Only a number is wanted here: the number of lines of the data that include "this".

#### DATA PROVIDED
[Begin]
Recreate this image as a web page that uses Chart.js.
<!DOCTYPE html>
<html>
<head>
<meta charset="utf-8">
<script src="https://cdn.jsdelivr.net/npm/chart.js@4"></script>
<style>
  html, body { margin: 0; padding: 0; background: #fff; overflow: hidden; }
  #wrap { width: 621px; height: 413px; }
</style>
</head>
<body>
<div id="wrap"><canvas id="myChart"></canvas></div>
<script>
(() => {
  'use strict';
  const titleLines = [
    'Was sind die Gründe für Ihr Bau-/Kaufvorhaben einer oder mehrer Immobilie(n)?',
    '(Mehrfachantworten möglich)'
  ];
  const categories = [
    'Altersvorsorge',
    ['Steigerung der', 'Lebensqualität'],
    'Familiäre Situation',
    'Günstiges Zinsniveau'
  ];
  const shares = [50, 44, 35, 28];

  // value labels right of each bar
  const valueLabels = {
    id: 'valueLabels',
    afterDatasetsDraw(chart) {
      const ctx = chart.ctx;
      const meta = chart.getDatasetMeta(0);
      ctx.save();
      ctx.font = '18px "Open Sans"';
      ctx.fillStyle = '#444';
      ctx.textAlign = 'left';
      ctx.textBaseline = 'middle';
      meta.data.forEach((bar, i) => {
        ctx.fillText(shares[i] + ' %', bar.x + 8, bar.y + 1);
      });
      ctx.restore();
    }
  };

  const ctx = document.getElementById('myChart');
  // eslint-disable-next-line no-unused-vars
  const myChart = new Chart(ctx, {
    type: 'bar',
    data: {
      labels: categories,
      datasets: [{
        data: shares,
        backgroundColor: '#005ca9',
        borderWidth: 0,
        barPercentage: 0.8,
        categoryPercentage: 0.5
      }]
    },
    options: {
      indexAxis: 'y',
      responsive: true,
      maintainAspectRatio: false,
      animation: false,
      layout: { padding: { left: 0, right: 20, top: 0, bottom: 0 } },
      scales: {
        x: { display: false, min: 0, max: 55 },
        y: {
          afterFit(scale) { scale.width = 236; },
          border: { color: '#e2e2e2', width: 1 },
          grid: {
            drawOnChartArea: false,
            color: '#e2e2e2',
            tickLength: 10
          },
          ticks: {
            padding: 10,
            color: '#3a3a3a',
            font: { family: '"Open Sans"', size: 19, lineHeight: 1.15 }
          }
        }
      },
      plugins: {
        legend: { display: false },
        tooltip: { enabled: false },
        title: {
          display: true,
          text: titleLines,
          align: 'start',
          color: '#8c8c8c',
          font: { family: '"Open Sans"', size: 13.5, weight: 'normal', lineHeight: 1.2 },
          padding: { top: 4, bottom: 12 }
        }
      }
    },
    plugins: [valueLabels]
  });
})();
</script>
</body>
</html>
[End]
[Begin]
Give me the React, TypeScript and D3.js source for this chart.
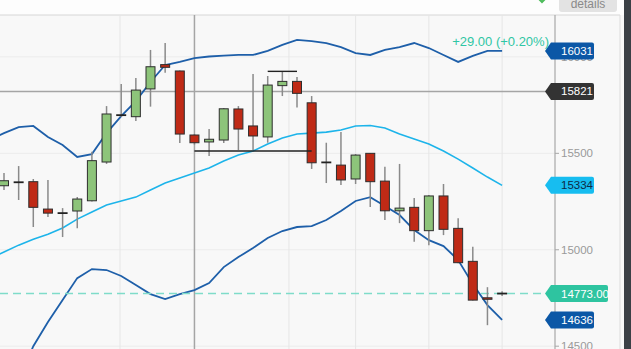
[End]
#### TASK RESULT
2